I guess I am fortunate to be able to reach over and hit the on and off button for the t.v. or at least change the channel.

I guess a channel with nothing but good news on it wouldn't last too long on the air?

9. Rob Weychert says…  |  12 April 2007 / 10:51 AM

Elliott: My issue isn’t so much with the focus on unpleasant news. I think it's equally important to—if not more important than—the good news. I mean, we probably learn more from our mistakes than our triumphs. The problem I have is with this newspaper’s wanton injection of drama into the proceedings. Drama has its place in journalism, but requires a far steadier hand than the Inquirer has.

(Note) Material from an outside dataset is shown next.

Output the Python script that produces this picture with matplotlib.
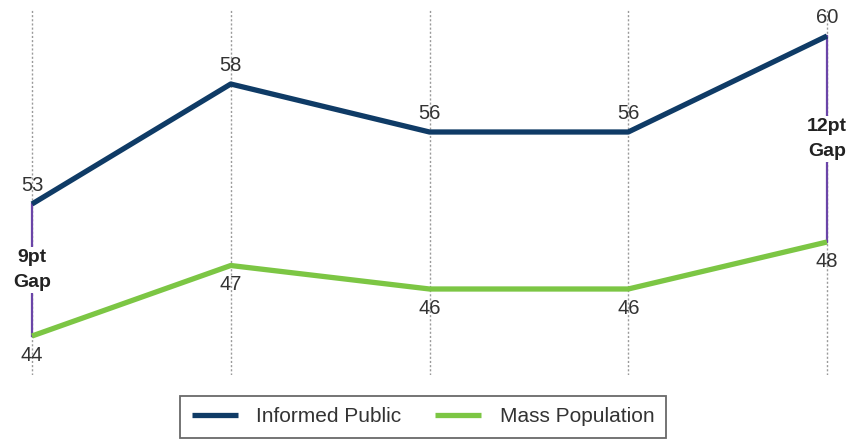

10. Elliott Cross says…  |  12 April 2007 / 1:10 PM

I can agree also, I guess that I wasn't very clear...not enough coffee while watching the news this morning.

They (news media) do tend to hype up the stories a lot. I remember, locally, one such instance where you would have thought that they sky was falling and the meteor was about to hit the planet because of their hyping of the 'tragedy' that occurred.

But, in some respects, I guess I can see why they do it. Some people need the over-exaggerated hype to draw them into the story. Much like using certain key words in type can trigger emotions?

Make sense at all or do I need to lay off the coffee now?

11. Richard Rutter says…  |  26 April 2007 / 6:32 AM

406 murders in a year for one city? Blimey that's shocking. The whole of England & Wales combined only had 706 murders in 2005-2006. Mind you that still sounds like a lot.

Fortunately my home city, Brighton, had no murders in that period, but our violent crime rates are significantly higher than the national average.

12. Rob Weychert says…  |  30 April 2007 / 2:15 PM

Rich: Yeah, it looks like the US homicide rate is about three times that of the UK. At least we can’t touch Colombia. Their newspapers must be loving life.